I learned a lesson today. I try to learn lessons every day, but frankly some days just aren’t all that informative.
But today Mary and I cleaned a house out in Blaine. Well, honestly it was almost more Ham Lake (yes, you read that right) than Blaine, but that hardly matters. What matters is that it’s out in the suburban sticks, acres upon acres of developments, primarily around golf courses but some surrounding what used to be much larger wetlands.
Once off the county road, we drove deep into Cattail Estates or Rolling Oak Meadows or wherever we were. It doesn’t really matter. We had passed at least four other developments just like it.

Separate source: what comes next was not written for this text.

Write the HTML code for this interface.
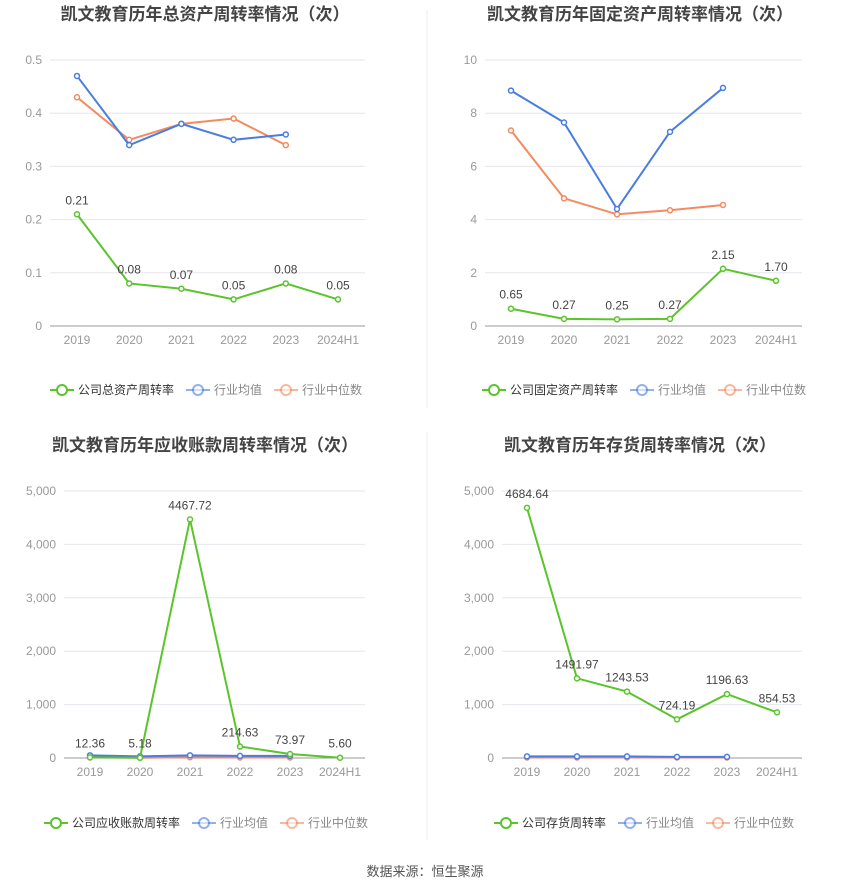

There we were, rows and rows of enormous houses on twisting roads, all built by the same builder with your choice of what appeared to be four basic shapes.

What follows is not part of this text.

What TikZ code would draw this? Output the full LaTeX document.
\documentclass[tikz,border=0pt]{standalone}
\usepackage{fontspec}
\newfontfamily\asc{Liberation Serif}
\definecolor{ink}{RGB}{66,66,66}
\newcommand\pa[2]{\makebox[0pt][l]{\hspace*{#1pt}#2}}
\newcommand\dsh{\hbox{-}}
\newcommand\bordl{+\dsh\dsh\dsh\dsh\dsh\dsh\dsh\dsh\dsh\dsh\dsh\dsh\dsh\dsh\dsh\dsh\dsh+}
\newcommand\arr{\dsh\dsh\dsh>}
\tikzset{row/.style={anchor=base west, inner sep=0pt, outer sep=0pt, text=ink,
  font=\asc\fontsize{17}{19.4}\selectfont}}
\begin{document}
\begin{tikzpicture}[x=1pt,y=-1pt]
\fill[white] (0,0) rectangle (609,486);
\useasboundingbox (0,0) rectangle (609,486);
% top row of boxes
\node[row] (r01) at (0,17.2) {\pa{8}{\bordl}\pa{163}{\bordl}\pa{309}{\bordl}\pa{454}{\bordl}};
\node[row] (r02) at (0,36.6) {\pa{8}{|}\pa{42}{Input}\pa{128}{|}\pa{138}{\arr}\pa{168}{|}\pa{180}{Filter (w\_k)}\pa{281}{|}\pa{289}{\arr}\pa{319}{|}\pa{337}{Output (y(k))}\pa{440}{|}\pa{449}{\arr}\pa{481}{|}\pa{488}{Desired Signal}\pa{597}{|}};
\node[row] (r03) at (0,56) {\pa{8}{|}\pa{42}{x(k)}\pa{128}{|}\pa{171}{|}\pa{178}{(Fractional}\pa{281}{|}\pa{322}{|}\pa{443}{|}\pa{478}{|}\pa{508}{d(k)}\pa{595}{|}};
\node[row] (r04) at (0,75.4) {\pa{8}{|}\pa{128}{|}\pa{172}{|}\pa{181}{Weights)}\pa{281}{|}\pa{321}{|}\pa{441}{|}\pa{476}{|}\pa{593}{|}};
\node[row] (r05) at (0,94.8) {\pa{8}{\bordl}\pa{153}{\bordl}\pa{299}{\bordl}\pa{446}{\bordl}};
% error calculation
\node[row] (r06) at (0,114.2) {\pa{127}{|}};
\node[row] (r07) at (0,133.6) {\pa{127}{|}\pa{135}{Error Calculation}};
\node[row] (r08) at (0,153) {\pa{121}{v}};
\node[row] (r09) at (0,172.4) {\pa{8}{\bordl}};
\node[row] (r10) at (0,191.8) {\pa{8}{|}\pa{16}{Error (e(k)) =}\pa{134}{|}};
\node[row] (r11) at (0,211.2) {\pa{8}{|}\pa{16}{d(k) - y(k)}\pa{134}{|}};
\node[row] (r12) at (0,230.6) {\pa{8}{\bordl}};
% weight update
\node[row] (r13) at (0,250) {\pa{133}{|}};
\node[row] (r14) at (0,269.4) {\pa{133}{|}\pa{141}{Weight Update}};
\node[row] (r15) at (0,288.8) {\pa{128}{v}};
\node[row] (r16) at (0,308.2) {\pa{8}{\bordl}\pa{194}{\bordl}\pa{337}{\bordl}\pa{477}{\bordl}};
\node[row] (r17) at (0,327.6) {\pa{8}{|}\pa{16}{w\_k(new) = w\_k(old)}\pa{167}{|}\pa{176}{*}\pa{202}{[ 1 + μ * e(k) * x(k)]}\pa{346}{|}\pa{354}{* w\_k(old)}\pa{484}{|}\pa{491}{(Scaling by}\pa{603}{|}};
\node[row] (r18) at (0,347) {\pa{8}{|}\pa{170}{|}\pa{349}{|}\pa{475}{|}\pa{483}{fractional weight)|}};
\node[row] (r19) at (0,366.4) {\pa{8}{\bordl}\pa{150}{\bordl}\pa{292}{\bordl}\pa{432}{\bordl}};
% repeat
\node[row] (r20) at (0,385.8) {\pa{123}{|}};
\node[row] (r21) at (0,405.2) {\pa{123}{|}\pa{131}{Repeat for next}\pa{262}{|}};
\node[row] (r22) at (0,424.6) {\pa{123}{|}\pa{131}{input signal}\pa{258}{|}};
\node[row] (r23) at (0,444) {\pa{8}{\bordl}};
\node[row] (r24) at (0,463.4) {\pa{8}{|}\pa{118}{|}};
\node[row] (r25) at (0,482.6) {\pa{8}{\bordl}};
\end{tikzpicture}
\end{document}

Mary and I both agreed we could not live on those winding, dead-end streets.
As she pointed out, there was no way you could walk for cigarettes.
We pulled up. It was a large house, two stories, three bedrooms, three bathrooms, almost ridiculously high windows and cheap woodwork.
There wasn’t a stick of furniture in the place.
We were quite excited that it was empty.
Oh, foolish mortals.
I want you to picture the interior walls of this place. It was as if a good-sized dog had walked throughout the majority of the rooms with his nose on the wall. It was baffling. Absolutely baffling.
There was also crayon, stickers (mostly of the Little Mermaid), various running stains, and what seemed to be lipstick here and there, but there was no evidence of a dog.
What was this stuff on the walls?
And the kitchen! The departing tenants had done a lot of high-heat frying, and the appliances, walls, sinks were coated in a thick residue of the ghosts of vegetable oil past. Mary in particular scrubbed until she could no longer make the scrubbing motion. I personally scoured the fingerprints off two of the fingers on my right hand, leading to a discussion on the evils of crime and the morbid fascination we both have with the true crime shows.
So here’s what I learned today:
We may have cleaned that house from top to bottom, but there’s probably still DNA somewhere in it.
And just because it’s empty doesn’t mean it’s not going to be a lot of work.